Diese Erkenntnis bedeutet nicht, dass teure Produkte automatisch besser sind. Vielmehr sollten Verbraucher bei auffällig günstigen Preisen die Qualitätsversprechen besonders kritisch hinterfragen und realistische Erwartungen entwickeln.
Transparenz und Rückverfolgbarkeit als Qualitätsmerkmale
Moderne Lebensmittelhersteller etablieren zunehmend detaillierte Rückverfolgbarkeitssysteme und bieten umfassende Informationen über die gesamte Lieferkette. Diese Transparenz unterscheidet seriöse Anbieter von solchen, die hauptsächlich auf oberflächliche Marketingversprechen setzen.
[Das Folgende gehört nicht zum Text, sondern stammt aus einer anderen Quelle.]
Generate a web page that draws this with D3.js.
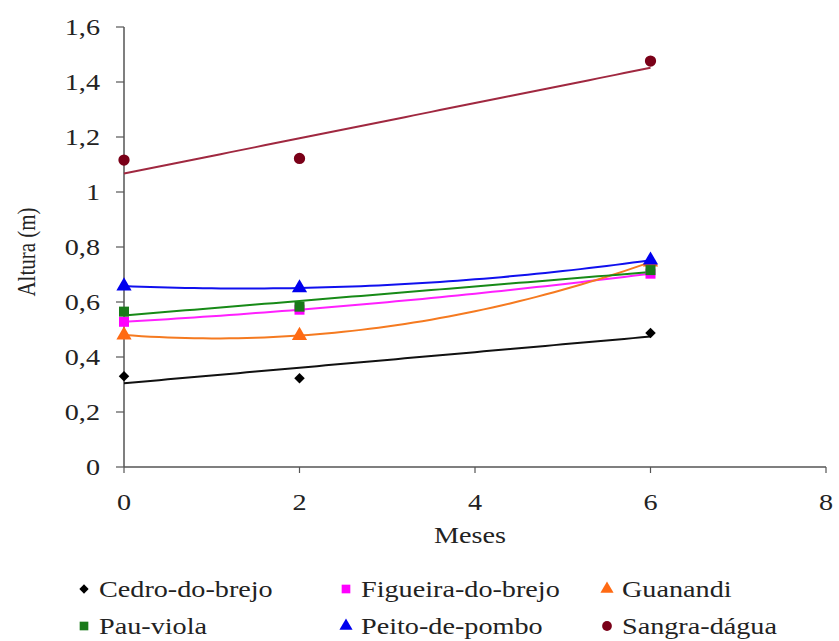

Jeder bewusste Griff ins Kühlregal sendet ein Signal an die Lebensmittelindustrie. Verbraucher, die echte Zertifikate von Marketing-Tricks unterscheiden können, fördern ehrliche Produktkommunikation und echte Qualitätsverbesserungen. Dieser Wandel zeigt sich bereits in der Entwicklung neuer, vertrauenswürdiger Zertifizierungssysteme mit strengeren Kontrollen und klareren Standards.